If the above keyboard looks familiar it is because it features very prominently in a well known portrait of Handel, painted in London about 1726. In this painting the composer is shown at home, apparently writing out music, with his elbow resting on a walnut harpsichord. Michael Cole's identification of an instrument made by William Smith of London, now in the Bate Collection, Oxford, with Handel's harpsichord was featured (with a cover photograph) in Early Music, February 1993.

Since then Michael Cole has made has made four copies of this instrument, including one for the Handel House Museum in Brook Street, where unhappily it has been badly affected by a fierce heating system in the floor directly beneath the harpsichord. However, there are three examples by Michael Cole in good playing order, located in three different countries.

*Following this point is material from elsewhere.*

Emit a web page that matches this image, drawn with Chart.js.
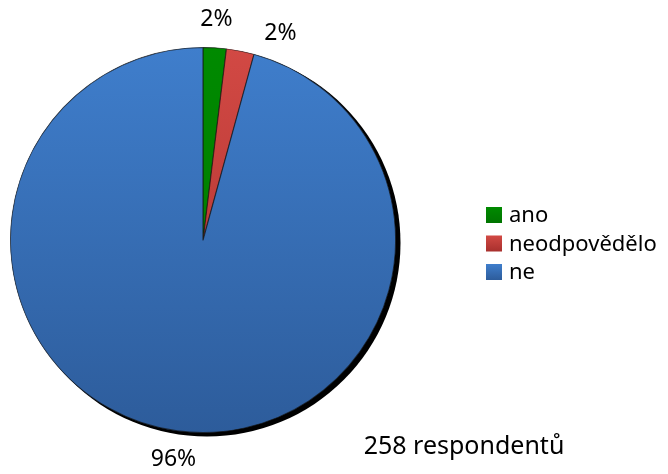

These harpsichords are made in walnut, with sycamore [maple] internal veneer. They have several distinctive features, notably William Smith's scheme for hiding the stop levers inside a walnut moulding surrounding the wrestplank, cutting a channel inside so that the brass stops on the nameboard are located centrally to fit in with the decorative inlaid design a unique feature. The compass is five octaves (Smith's harpsichord is one of the earliest examples), and there are two sets of unison strings. The solid walnut lid is adorned with large ornate brass hinges. The total length of the harpsichord is six feet eight inches (2.05m) and it stands on a trestle frame with baluster-style turned legs (which can be disassembled for ease of transport).